What to do
Make an exact copy of all the entries, but do not reproduce the pictures.
[begin Records provided]
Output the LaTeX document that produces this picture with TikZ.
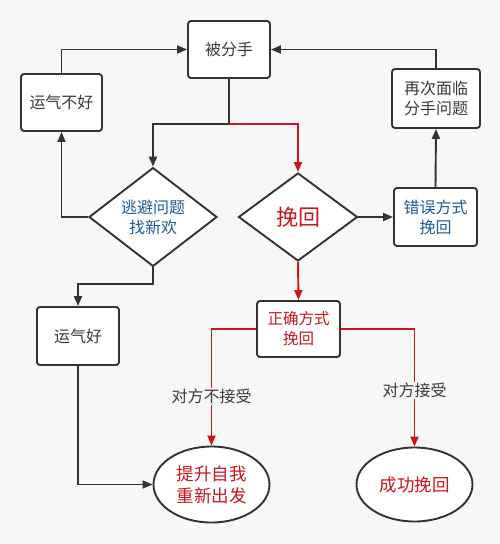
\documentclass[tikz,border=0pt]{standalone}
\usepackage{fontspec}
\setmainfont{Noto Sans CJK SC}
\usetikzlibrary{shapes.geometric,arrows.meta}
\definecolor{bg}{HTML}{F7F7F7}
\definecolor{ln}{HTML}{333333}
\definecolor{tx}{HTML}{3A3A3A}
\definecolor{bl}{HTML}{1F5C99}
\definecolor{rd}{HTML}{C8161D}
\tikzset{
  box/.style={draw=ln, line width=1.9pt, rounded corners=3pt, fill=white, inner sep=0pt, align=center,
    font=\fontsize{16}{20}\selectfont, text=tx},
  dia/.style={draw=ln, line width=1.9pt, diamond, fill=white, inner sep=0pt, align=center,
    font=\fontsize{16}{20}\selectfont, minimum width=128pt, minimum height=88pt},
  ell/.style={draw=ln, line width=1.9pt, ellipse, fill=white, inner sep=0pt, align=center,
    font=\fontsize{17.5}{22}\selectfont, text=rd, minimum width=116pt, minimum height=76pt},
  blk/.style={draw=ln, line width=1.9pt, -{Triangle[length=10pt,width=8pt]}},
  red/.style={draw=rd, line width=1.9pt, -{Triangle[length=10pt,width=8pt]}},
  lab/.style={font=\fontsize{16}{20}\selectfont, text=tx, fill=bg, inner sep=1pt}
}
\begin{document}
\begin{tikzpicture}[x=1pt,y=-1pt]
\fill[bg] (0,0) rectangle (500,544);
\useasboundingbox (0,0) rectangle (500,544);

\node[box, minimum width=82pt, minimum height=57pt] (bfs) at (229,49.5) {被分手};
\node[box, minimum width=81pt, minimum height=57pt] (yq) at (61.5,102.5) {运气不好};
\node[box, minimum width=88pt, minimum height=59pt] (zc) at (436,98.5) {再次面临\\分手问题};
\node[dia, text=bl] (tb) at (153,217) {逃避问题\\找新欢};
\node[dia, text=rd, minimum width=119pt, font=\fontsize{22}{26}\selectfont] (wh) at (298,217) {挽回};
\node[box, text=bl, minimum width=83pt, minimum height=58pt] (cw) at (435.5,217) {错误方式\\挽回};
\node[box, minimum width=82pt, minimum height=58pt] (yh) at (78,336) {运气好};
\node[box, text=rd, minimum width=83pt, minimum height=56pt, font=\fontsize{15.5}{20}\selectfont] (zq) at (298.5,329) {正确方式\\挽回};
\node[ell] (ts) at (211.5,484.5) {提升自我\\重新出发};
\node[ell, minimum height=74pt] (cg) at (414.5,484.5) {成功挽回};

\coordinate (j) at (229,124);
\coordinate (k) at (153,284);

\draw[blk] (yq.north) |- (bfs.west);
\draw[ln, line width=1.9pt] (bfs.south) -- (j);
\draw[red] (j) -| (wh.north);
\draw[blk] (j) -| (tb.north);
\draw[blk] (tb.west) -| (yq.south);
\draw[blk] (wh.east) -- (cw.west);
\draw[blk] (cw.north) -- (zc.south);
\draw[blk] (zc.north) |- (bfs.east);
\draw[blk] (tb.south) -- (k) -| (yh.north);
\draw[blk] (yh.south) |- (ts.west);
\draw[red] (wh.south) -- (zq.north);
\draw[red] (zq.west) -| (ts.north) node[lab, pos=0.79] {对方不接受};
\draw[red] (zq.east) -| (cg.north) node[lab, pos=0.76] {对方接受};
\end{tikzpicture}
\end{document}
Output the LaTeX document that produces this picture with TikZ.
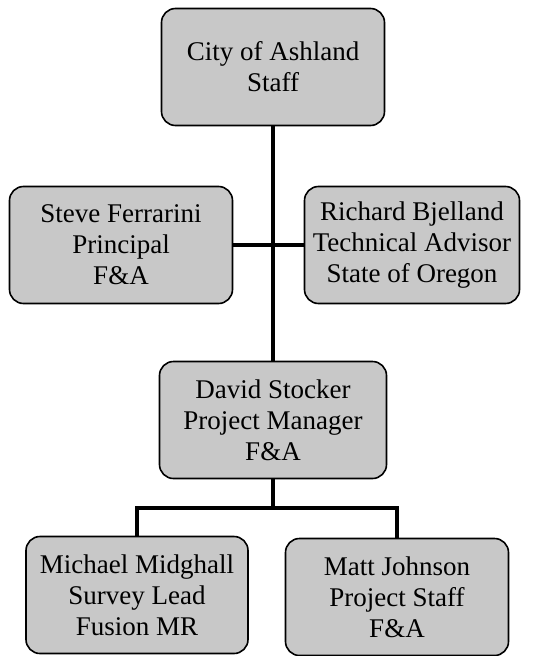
[end Records provided]
Reply
Output the LaTeX document that produces this picture with TikZ.
\documentclass[tikz,border=0pt]{standalone}
\usepackage{fontspec}
\setmainfont{Noto Sans CJK SC}
\usetikzlibrary{shapes.geometric,arrows.meta}
\definecolor{bg}{HTML}{F7F7F7}
\definecolor{ln}{HTML}{333333}
\definecolor{tx}{HTML}{3A3A3A}
\definecolor{bl}{HTML}{1F5C99}
\definecolor{rd}{HTML}{C8161D}
\tikzset{
  box/.style={draw=ln, line width=1.9pt, rounded corners=3pt, fill=white, inner sep=0pt, align=center,
    font=\fontsize{16}{20}\selectfont, text=tx},
  dia/.style={draw=ln, line width=1.9pt, diamond, fill=white, inner sep=0pt, align=center,
    font=\fontsize{16}{20}\selectfont, minimum width=128pt, minimum height=88pt},
  ell/.style={draw=ln, line width=1.9pt, ellipse, fill=white, inner sep=0pt, align=center,
    font=\fontsize{17.5}{22}\selectfont, text=rd, minimum width=116pt, minimum height=76pt},
  blk/.style={draw=ln, line width=1.9pt, -{Triangle[length=10pt,width=8pt]}},
  red/.style={draw=rd, line width=1.9pt, -{Triangle[length=10pt,width=8pt]}},
  lab/.style={font=\fontsize{16}{20}\selectfont, text=tx, fill=bg, inner sep=1pt}
}
\begin{document}
\begin{tikzpicture}[x=1pt,y=-1pt]
\fill[bg] (0,0) rectangle (500,544);
\useasboundingbox (0,0) rectangle (500,544);

\node[box, minimum width=82pt, minimum height=57pt] (bfs) at (229,49.5) {被分手};
\node[box, minimum width=81pt, minimum height=57pt] (yq) at (61.5,102.5) {运气不好};
\node[box, minimum width=88pt, minimum height=59pt] (zc) at (436,98.5) {再次面临\\分手问题};
\node[dia, text=bl] (tb) at (153,217) {逃避问题\\找新欢};
\node[dia, text=rd, minimum width=119pt, font=\fontsize{22}{26}\selectfont] (wh) at (298,217) {挽回};
\node[box, text=bl, minimum width=83pt, minimum height=58pt] (cw) at (435.5,217) {错误方式\\挽回};
\node[box, minimum width=82pt, minimum height=58pt] (yh) at (78,336) {运气好};
\node[box, text=rd, minimum width=83pt, minimum height=56pt, font=\fontsize{15.5}{20}\selectfont] (zq) at (298.5,329) {正确方式\\挽回};
\node[ell] (ts) at (211.5,484.5) {提升自我\\重新出发};
\node[ell, minimum height=74pt] (cg) at (414.5,484.5) {成功挽回};

\coordinate (j) at (229,124);
\coordinate (k) at (153,284);

\draw[blk] (yq.north) |- (bfs.west);
\draw[ln, line width=1.9pt] (bfs.south) -- (j);
\draw[red] (j) -| (wh.north);
\draw[blk] (j) -| (tb.north);
\draw[blk] (tb.west) -| (yq.south);
\draw[blk] (wh.east) -- (cw.west);
\draw[blk] (cw.north) -- (zc.south);
\draw[blk] (zc.north) |- (bfs.east);
\draw[blk] (tb.south) -- (k) -| (yh.north);
\draw[blk] (yh.south) |- (ts.west);
\draw[red] (wh.south) -- (zq.north);
\draw[red] (zq.west) -| (ts.north) node[lab, pos=0.79] {对方不接受};
\draw[red] (zq.east) -| (cg.north) node[lab, pos=0.76] {对方接受};
\end{tikzpicture}
\end{document}
Output the LaTeX document that produces this picture with TikZ.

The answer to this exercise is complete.